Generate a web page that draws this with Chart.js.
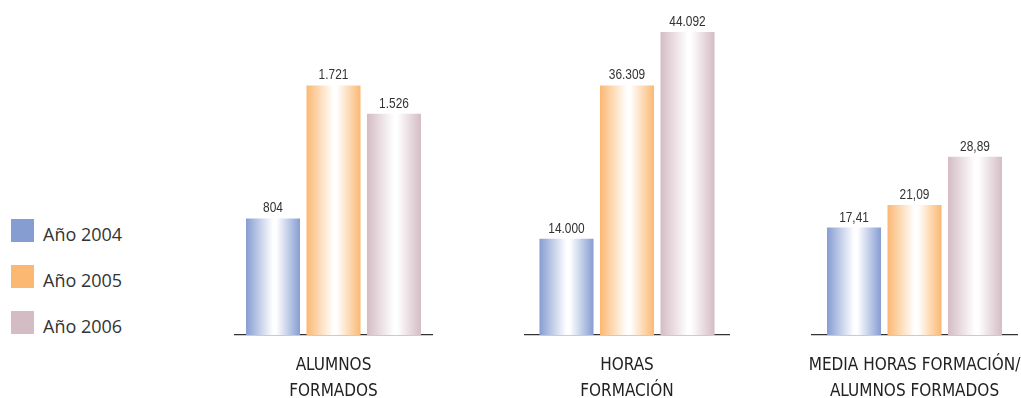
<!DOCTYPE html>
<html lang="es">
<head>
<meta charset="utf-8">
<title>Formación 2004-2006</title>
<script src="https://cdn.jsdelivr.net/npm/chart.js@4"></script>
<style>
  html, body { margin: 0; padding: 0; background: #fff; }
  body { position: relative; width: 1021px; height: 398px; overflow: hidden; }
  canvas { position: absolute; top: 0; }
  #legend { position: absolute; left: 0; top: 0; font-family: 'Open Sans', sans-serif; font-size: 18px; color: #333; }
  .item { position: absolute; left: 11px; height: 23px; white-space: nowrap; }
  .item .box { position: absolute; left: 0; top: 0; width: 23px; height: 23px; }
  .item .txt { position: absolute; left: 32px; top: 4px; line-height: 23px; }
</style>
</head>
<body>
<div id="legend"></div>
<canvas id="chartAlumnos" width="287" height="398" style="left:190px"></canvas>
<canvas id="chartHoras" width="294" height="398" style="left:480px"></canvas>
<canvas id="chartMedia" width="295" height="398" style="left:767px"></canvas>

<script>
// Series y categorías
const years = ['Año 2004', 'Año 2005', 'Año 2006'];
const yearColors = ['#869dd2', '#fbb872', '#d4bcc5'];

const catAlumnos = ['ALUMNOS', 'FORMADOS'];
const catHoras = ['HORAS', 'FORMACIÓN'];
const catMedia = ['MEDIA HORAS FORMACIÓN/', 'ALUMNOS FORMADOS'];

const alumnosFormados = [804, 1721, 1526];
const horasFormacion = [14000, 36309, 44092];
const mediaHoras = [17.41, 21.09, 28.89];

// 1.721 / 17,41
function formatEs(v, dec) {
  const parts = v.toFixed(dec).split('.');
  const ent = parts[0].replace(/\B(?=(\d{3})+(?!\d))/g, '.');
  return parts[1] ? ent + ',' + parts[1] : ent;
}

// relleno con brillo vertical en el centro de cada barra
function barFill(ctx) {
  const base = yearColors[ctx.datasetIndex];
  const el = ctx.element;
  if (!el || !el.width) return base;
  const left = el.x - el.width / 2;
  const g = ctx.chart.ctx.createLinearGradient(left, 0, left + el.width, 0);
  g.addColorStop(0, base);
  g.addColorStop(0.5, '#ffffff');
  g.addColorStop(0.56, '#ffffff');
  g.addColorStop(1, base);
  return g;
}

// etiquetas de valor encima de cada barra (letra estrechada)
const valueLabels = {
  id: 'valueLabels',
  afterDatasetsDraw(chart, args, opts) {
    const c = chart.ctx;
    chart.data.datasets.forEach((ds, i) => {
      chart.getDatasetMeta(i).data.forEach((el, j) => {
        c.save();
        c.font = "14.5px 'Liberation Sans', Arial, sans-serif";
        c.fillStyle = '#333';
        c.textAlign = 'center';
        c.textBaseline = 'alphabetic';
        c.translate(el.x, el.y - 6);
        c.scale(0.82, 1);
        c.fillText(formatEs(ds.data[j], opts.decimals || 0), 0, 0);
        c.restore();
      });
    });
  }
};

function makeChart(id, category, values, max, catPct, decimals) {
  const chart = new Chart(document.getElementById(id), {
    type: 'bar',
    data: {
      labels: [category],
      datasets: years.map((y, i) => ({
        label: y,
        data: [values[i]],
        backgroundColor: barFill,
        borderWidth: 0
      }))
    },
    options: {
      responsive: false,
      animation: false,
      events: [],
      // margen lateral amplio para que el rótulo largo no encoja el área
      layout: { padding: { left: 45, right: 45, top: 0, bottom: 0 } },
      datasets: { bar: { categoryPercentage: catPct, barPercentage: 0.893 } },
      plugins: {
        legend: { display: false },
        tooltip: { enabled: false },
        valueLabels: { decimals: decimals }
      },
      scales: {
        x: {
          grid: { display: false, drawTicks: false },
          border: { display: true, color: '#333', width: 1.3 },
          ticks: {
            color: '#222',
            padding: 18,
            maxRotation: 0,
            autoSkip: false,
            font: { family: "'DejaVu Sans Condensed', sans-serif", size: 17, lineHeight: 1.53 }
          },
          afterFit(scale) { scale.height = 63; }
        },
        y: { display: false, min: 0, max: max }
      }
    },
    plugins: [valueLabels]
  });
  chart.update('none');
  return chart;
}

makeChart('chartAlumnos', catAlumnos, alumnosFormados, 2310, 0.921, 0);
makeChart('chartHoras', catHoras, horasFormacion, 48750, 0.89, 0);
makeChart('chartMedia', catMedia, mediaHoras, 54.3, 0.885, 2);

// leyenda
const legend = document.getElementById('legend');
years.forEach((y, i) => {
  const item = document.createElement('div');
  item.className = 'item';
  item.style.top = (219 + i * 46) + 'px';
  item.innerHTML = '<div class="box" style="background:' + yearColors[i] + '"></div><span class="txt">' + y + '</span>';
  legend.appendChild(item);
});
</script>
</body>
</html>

◆ ◆ ◆ ◆ ◆

What you will do: Output the lines above in full and exactly as given, omitting any pictures.

Full response:
Generate a web page that draws this with Chart.js.
<!DOCTYPE html>
<html lang="es">
<head>
<meta charset="utf-8">
<title>Formación 2004-2006</title>
<script src="https://cdn.jsdelivr.net/npm/chart.js@4"></script>
<style>
  html, body { margin: 0; padding: 0; background: #fff; }
  body { position: relative; width: 1021px; height: 398px; overflow: hidden; }
  canvas { position: absolute; top: 0; }
  #legend { position: absolute; left: 0; top: 0; font-family: 'Open Sans', sans-serif; font-size: 18px; color: #333; }
  .item { position: absolute; left: 11px; height: 23px; white-space: nowrap; }
  .item .box { position: absolute; left: 0; top: 0; width: 23px; height: 23px; }
  .item .txt { position: absolute; left: 32px; top: 4px; line-height: 23px; }
</style>
</head>
<body>
<div id="legend"></div>
<canvas id="chartAlumnos" width="287" height="398" style="left:190px"></canvas>
<canvas id="chartHoras" width="294" height="398" style="left:480px"></canvas>
<canvas id="chartMedia" width="295" height="398" style="left:767px"></canvas>

<script>
// Series y categorías
const years = ['Año 2004', 'Año 2005', 'Año 2006'];
const yearColors = ['#869dd2', '#fbb872', '#d4bcc5'];

const catAlumnos = ['ALUMNOS', 'FORMADOS'];
const catHoras = ['HORAS', 'FORMACIÓN'];
const catMedia = ['MEDIA HORAS FORMACIÓN/', 'ALUMNOS FORMADOS'];

const alumnosFormados = [804, 1721, 1526];
const horasFormacion = [14000, 36309, 44092];
const mediaHoras = [17.41, 21.09, 28.89];

// 1.721 / 17,41
function formatEs(v, dec) {
  const parts = v.toFixed(dec).split('.');
  const ent = parts[0].replace(/\B(?=(\d{3})+(?!\d))/g, '.');
  return parts[1] ? ent + ',' + parts[1] : ent;
}

// relleno con brillo vertical en el centro de cada barra
function barFill(ctx) {
  const base = yearColors[ctx.datasetIndex];
  const el = ctx.element;
  if (!el || !el.width) return base;
  const left = el.x - el.width / 2;
  const g = ctx.chart.ctx.createLinearGradient(left, 0, left + el.width, 0);
  g.addColorStop(0, base);
  g.addColorStop(0.5, '#ffffff');
  g.addColorStop(0.56, '#ffffff');
  g.addColorStop(1, base);
  return g;
}

// etiquetas de valor encima de cada barra (letra estrechada)
const valueLabels = {
  id: 'valueLabels',
  afterDatasetsDraw(chart, args, opts) {
    const c = chart.ctx;
    chart.data.datasets.forEach((ds, i) => {
      chart.getDatasetMeta(i).data.forEach((el, j) => {
        c.save();
        c.font = "14.5px 'Liberation Sans', Arial, sans-serif";
        c.fillStyle = '#333';
        c.textAlign = 'center';
        c.textBaseline = 'alphabetic';
        c.translate(el.x, el.y - 6);
        c.scale(0.82, 1);
        c.fillText(formatEs(ds.data[j], opts.decimals || 0), 0, 0);
        c.restore();
      });
    });
  }
};

function makeChart(id, category, values, max, catPct, decimals) {
  const chart = new Chart(document.getElementById(id), {
    type: 'bar',
    data: {
      labels: [category],
      datasets: years.map((y, i) => ({
        label: y,
        data: [values[i]],
        backgroundColor: barFill,
        borderWidth: 0
      }))
    },
    options: {
      responsive: false,
      animation: false,
      events: [],
      // margen lateral amplio para que el rótulo largo no encoja el área
      layout: { padding: { left: 45, right: 45, top: 0, bottom: 0 } },
      datasets: { bar: { categoryPercentage: catPct, barPercentage: 0.893 } },
      plugins: {
        legend: { display: false },
        tooltip: { enabled: false },
        valueLabels: { decimals: decimals }
      },
      scales: {
        x: {
          grid: { display: false, drawTicks: false },
          border: { display: true, color: '#333', width: 1.3 },
          ticks: {
            color: '#222',
            padding: 18,
            maxRotation: 0,
            autoSkip: false,
            font: { family: "'DejaVu Sans Condensed', sans-serif", size: 17, lineHeight: 1.53 }
          },
          afterFit(scale) { scale.height = 63; }
        },
        y: { display: false, min: 0, max: max }
      }
    },
    plugins: [valueLabels]
  });
  chart.update('none');
  return chart;
}

makeChart('chartAlumnos', catAlumnos, alumnosFormados, 2310, 0.921, 0);
makeChart('chartHoras', catHoras, horasFormacion, 48750, 0.89, 0);
makeChart('chartMedia', catMedia, mediaHoras, 54.3, 0.885, 2);

// leyenda
const legend = document.getElementById('legend');
years.forEach((y, i) => {
  const item = document.createElement('div');
  item.className = 'item';
  item.style.top = (219 + i * 46) + 'px';
  item.innerHTML = '<div class="box" style="background:' + yearColors[i] + '"></div><span class="txt">' + y + '</span>';
  legend.appendChild(item);
});
</script>
</body>
</html>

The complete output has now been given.